DATA RECORDS
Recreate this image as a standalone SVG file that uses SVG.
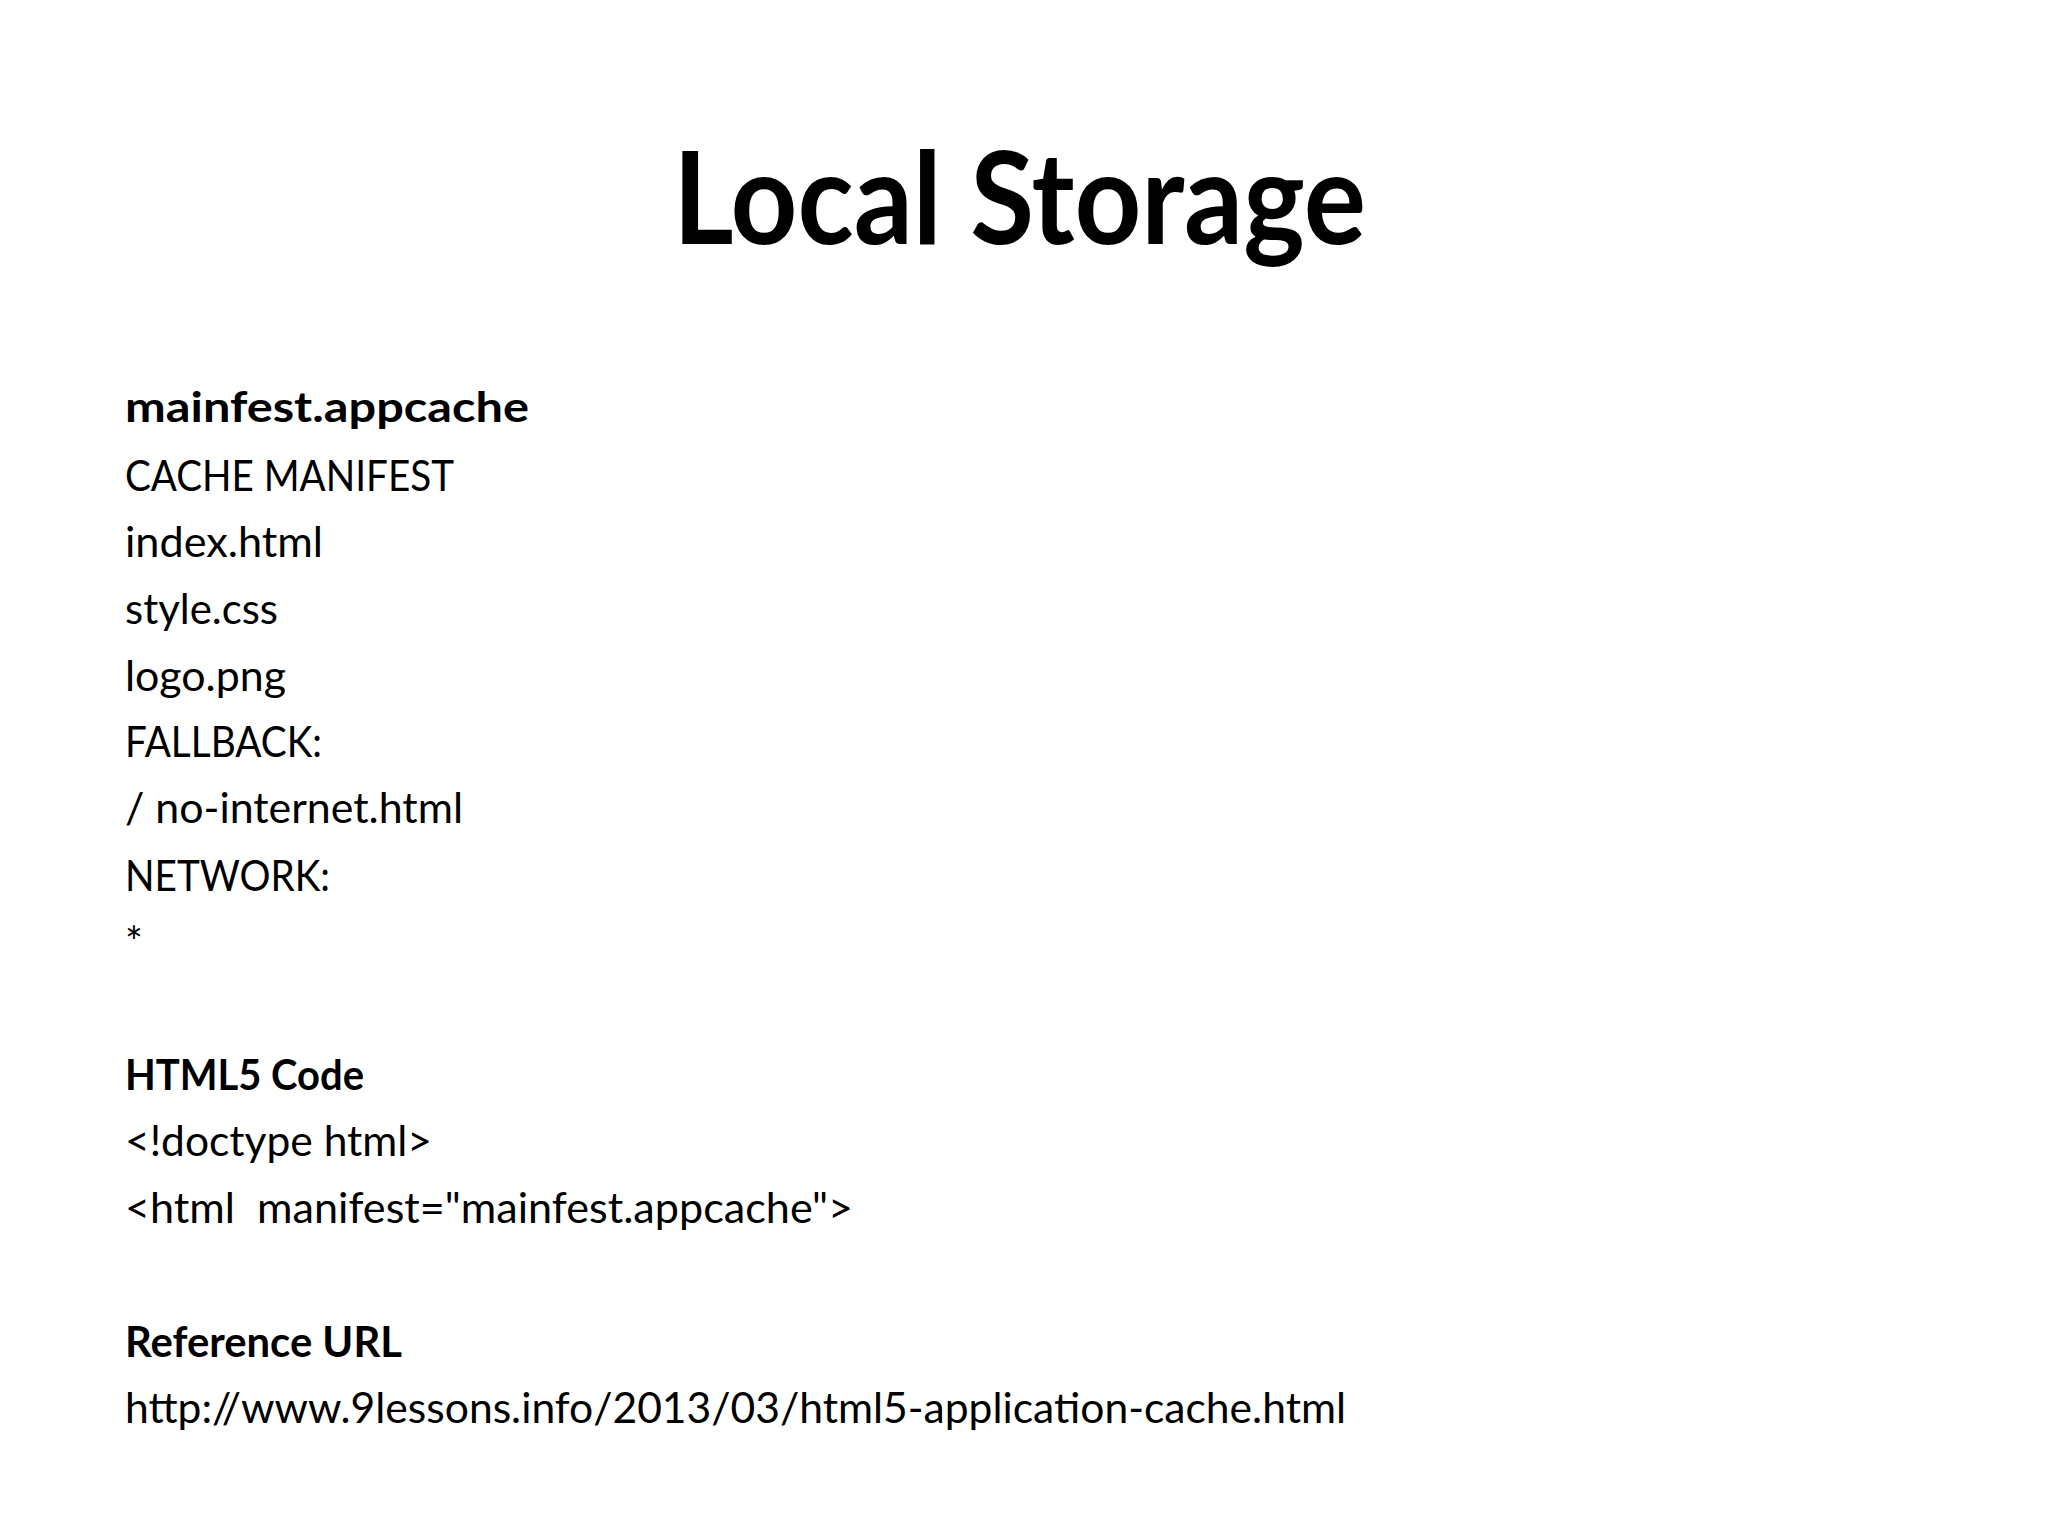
<svg xmlns="http://www.w3.org/2000/svg" width="2048" height="1536" viewBox="0 0 2048 1536">
<style>
.t{font-family:Lato,"Open Sans","Liberation Sans",sans-serif;fill:#000}
.b{font-size:42px;font-weight:normal}
.h{font-size:42px;font-weight:bold}
</style>
<rect width="2048" height="1536" fill="#fff"/>
<g id="title"><text class="t" x="673" y="244" font-size="128" font-weight="bold" textLength="693" lengthAdjust="spacingAndGlyphs">Local Storage</text></g>
<g id="manifest">
<text class="t h" x="125" y="422" textLength="404" lengthAdjust="spacingAndGlyphs">mainfest.appcache</text>
<text class="t b" x="125" y="491" textLength="329" lengthAdjust="spacingAndGlyphs">CACHE MANIFEST</text>
<text class="t b" x="125" y="557" textLength="198" lengthAdjust="spacingAndGlyphs">index.html</text>
<text class="t b" x="125" y="624" textLength="153" lengthAdjust="spacingAndGlyphs">style.css</text>
<text class="t b" x="125" y="691" textLength="161" lengthAdjust="spacingAndGlyphs">logo.png</text>
<text class="t b" x="125" y="757" textLength="197" lengthAdjust="spacingAndGlyphs">FALLBACK:</text>
<text class="t b" x="125" y="823" textLength="338" lengthAdjust="spacingAndGlyphs">/ no-internet.html</text>
<text class="t b" x="125" y="891" textLength="205" lengthAdjust="spacingAndGlyphs">NETWORK:</text>
<text class="t b" x="125" y="957">*</text>
</g>
<g id="html5">
<text class="t h" x="125" y="1090" textLength="239" lengthAdjust="spacingAndGlyphs">HTML5 Code</text>
<text class="t b" x="125" y="1156" textLength="307" lengthAdjust="spacingAndGlyphs">&lt;!doctype html&gt;</text>
<text class="t b" x="125" y="1223" textLength="728" lengthAdjust="spacingAndGlyphs" xml:space="preserve">&lt;html  manifest="mainfest.appcache"&gt;</text>
</g>
<g id="ref">
<text class="t h" x="125" y="1357" textLength="277" lengthAdjust="spacingAndGlyphs">Reference URL</text>
<text class="t b" x="125" y="1423" textLength="1221" lengthAdjust="spacingAndGlyphs">http://www.9lessons.info/2013/03/html5-application-cache.html</text>
</g>
<g id="connectors"/>
</svg>
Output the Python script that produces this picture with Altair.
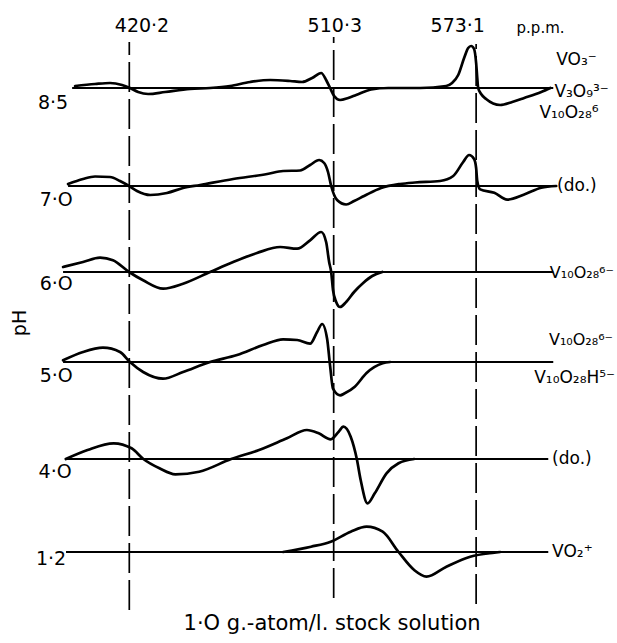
import altair as alt
import pandas as pd

# ---------------- data ----------------
# chemical shift positions (p.p.m.) of the reference lines
ref_ppm = [420.2, 510.3, 573.1]
ref_labels = ["420·2", "510·3", "573·1"]

ph_labels = ["8·5", "7·O", "6·O", "5·O", "4·O", "1·2"]

# each trace: shift (p.p.m.) and signal amplitude (arbitrary units, + = up)
ppm_85 = [396.3, 405.1, 411.7, 417.0, 420.5, 424.1, 428.5, 436.0, 447.0, 455.8, 464.6, 473.5,
          482.3, 491.1, 496.4, 500.8, 504.8, 506.97, 508.7, 510.5, 513.1, 516.7, 520.2, 526.8,
          534.3, 548.4, 559.9, 562.5, 565.2, 567.8, 569.6, 570.9, 572.2, 573.1, 573.6, 574.0,
          575.3, 577.5, 583.7, 589.0, 594.3, 601.8, 605.8]
amp_85 = [2, 4, 5, 3, 0, -4, -6, -4, -1, 0, 2, 6,
          8, 7, 6, 10, 15, 8, 0, -8, -12, -10, -7, -1.5,
          0, 0, 2, 5, 13, 30, 40, 42, 39, 25, 10, 0,
          -6, -11, -17, -14, -10, -4, 0]

ppm_70 = [393.2, 399.8, 405.1, 411.7, 416.1, 420.1, 423.6, 429.4, 436.8, 443.9, 451.4, 466.0,
          481.0, 488.0, 495.5, 499.9, 503.9, 506.1, 507.8, 509.2, 511.8, 515.8, 519.3, 523.7,
          531.2, 539.6, 546.2, 557.2, 563.0, 567.4, 570.0, 572.2, 573.1, 573.6, 574.9, 581.1,
          586.8, 594.3, 601.8, 608.4]
amp_70 = [2, 7, 9.5, 9, 5, 0, -5, -9, -7, -2, 1, 7,
          12, 15, 15.5, 21, 26, 23, 14, 0, -14, -18.5, -15, -10,
          -2, 2, 3.5, 5, 10, 24, 31, 27, 18, 5, -3.4, -6.8,
          -13.6, -8.5, -1.7, 0]

ppm_60 = [391.0, 399.8, 407.3, 413.0, 420.1, 426.3, 435.1, 443.9, 455.8, 466.0, 476.5, 486.7,
          494.2, 499.9, 504.8, 506.97, 508.3, 509.2, 510.0, 511.4, 513.1, 515.8, 519.3, 523.3,
          527.3, 531.7]
amp_60 = [5, 10, 14.3, 11.7, 0, -8.3, -16.7, -11.7, 0, 10, 19, 25,
          23.3, 31.7, 40, 30, 10, 0, -18, -30, -35, -30, -20, -11,
          -4, 0]

ppm_50 = [391.0, 399.8, 408.6, 416.1, 420.5, 426.3, 435.1, 443.9, 455.8, 467.7, 479.2, 488.0,
          494.2, 499.9, 503.0, 505.2, 507.4, 508.7, 510.0, 513.1, 515.2, 519.6, 524.8, 531.9,
          535.2]
amp_50 = [1.7, 10, 14.3, 10, 0, -10, -16.7, -10, 0, 7, 17, 22.7,
          22, 18.3, 30, 38, 23.3, -3.3, -26.7, -33.3, -31.3, -24.7, -11, -1.3,
          0]

ppm_40 = [392.2, 401.8, 413.3, 421.2, 426.4, 433.5, 440.5, 451.0, 465.1, 477.4, 489.7, 498.5,
          503.7, 509.0, 512.5, 514.6, 517.8, 520.5, 522.2, 525.2, 528.4, 533.6, 538.9, 545.8]
amp_40 = [0, 9, 15.7, 10.7, 0, -9.3, -15.3, -12.7, 0, 9, 20.7, 29,
          25.7, 19.7, 27.3, 32.3, 22.3, 0, -21, -44.3, -34.3, -14.3, -4.3, 0]

ppm_12 = [488.0, 500.3, 509.0, 517.8, 524.8, 531.9, 538.9, 545.9, 551.2, 560.0, 570.5, 581.1,
          583.7]
amp_12 = [0, 5.3, 10.3, 20.3, 25.3, 20.3, 0, -18.3, -24.7, -14.7, -4.7, -0.7, 0]

# species assigned to each trace
species = [["VO₃⁻", "V₃O₉³⁻", "V₁₀O₂₈⁶"], ["(do.)"], ["V₁₀O₂₈⁶⁻"],
           ["V₁₀O₂₈⁶⁻", "V₁₀O₂₈H⁵⁻"], ["(do.)"], ["VO₂⁺"]]

# ---------------- layout (not data) ----------------
FONT = "DejaVu Sans"
W, H = 617, 643
XDOM = [363.2, 635.2]
YDOM = [0, 643]
base_level = [555, 457, 371, 281, 184, 91]
base_extent = [(395.0, 607.1), (393.2, 608.4), (391.0, 607.1), (391.0, 607.1),
               (392.3, 604.9), (392.3, 604.9)]
ref_extent = [(33, 601), (45, 606), (39, 599)]

traces = [(ppm_85, amp_85), (ppm_70, amp_70), (ppm_60, amp_60),
          (ppm_50, amp_50), (ppm_40, amp_40), (ppm_12, amp_12)]

rows = []
for i, (pp, aa) in enumerate(traces):
    for p, a in zip(pp, aa):
        rows.append({"trace": ph_labels[i], "ppm": p, "y": base_level[i] + a})
curves = pd.DataFrame(rows)

bases = pd.DataFrame({
    "trace": ph_labels,
    "x0": [e[0] for e in base_extent],
    "x1": [e[1] for e in base_extent],
    "y": base_level,
})

refs = pd.DataFrame({
    "ppm": ref_ppm,
    "y0": [e[0] for e in ref_extent],
    "y1": [e[1] for e in ref_extent],
})

xs = alt.Scale(domain=XDOM, nice=False, zero=False)
ys = alt.Scale(domain=YDOM, nice=False, zero=False)

def X(f):
    return alt.X(f, type="quantitative", scale=xs, axis=None)

def Y(f):
    return alt.Y(f, type="quantitative", scale=ys, axis=None)

ref_lines = alt.Chart(refs).mark_rule(color="black", strokeWidth=1.7,
                                       strokeDash=[30, 7]).encode(
    x=X("ppm"), y=Y("y0"), y2="y1")

base_lines = alt.Chart(bases).mark_rule(color="black", strokeWidth=2.1).encode(
    x=X("x0"), x2="x1", y=Y("y"))

curve_lines = alt.Chart(curves).mark_line(
    color="black", strokeWidth=2.7, interpolate="monotone",
    strokeCap="round", strokeJoin="round").encode(
    x=X("ppm"), y=Y("y"), detail="trace:N", order="ppm:Q")

# top reference labels
top_df = pd.DataFrame({"t": ref_labels + ["p.p.m."],
                       "x": [425.8, 510.8, 565.0, 601.5],
                       "y": [617, 617, 617, 615],
                       "fs": [19, 19, 19, 15]})
top_text = alt.Chart(top_df).mark_text(font=FONT, align="center", baseline="middle",
                                       color="black").encode(
    x=X("x"), y=Y("y"), text="t:N", size=alt.Size("fs:Q", scale=None, legend=None))

# pH labels
ph_df = pd.DataFrame({"t": ph_labels,
                      "x": [386.6, 388.0, 388.0, 388.0, 387.5, 385.7],
                      "y": [540, 443, 359, 267, 171, 84]})
ph_text = alt.Chart(ph_df).mark_text(font=FONT, fontSize=19, align="center",
                                     baseline="middle", color="black").encode(
    x=X("x"), y=Y("y"), text="t:N")

# species labels on the right
sp_t, sp_x, sp_y, sp_fs = [], [], [], []
sp_pos = [[(608.4, 583, 17), (607.6, 551, 17), (601.0, 530, 17)], [(608.8, 457, 17)],
          [(605.6, 370, 16)], [(605.2, 303, 16), (598.7, 265, 17)], [(606.6, 184, 17)],
          [(606.6, 91, 17)]]
for labs, poss in zip(species, sp_pos):
    for lab, (px, py, fs) in zip(labs, poss):
        sp_t.append(lab)
        sp_x.append(px)
        sp_y.append(py)
        sp_fs.append(fs)
sp_df = pd.DataFrame({"t": sp_t, "x": sp_x, "y": sp_y, "fs": sp_fs})
sp_text = alt.Chart(sp_df).mark_text(font=FONT, align="left",
                                     baseline="middle", color="black").encode(
    x=X("x"), y=Y("y"), text="t:N", size=alt.Size("fs:Q", scale=None, legend=None))

# axis title pH (rotated) and bottom caption
ax_df = pd.DataFrame({"t": ["pH"], "x": [372.0], "y": [320]})
ax_text = alt.Chart(ax_df).mark_text(font=FONT, fontSize=19, align="center",
                                     baseline="middle", angle=270, color="black").encode(
    x=X("x"), y=Y("y"), text="t:N")

cap_df = pd.DataFrame({"t": ["1·O g.-atom/l. stock solution"], "x": [509.6], "y": [19]})
cap_text = alt.Chart(cap_df).mark_text(font=FONT, fontSize=21, align="center",
                                       baseline="middle", color="black").encode(
    x=X("x"), y=Y("y"), text="t:N")

chart = alt.layer(ref_lines, base_lines, curve_lines, top_text, ph_text, sp_text,
                  ax_text, cap_text).properties(
    width=W, height=H, padding=0, autosize=alt.AutoSizeParams(type="none"),
    background="white"
).configure_view(stroke=None)

chart.save("out.html", embed_options={"renderer": "svg", "actions": False})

WHAT YOU NEED TO DO
Select and copy every line from the records that includes the word "this".

TASK ANSWER
Recreate this image as a standalone SVG file that uses SVG.
Output the Python script that produces this picture with Altair.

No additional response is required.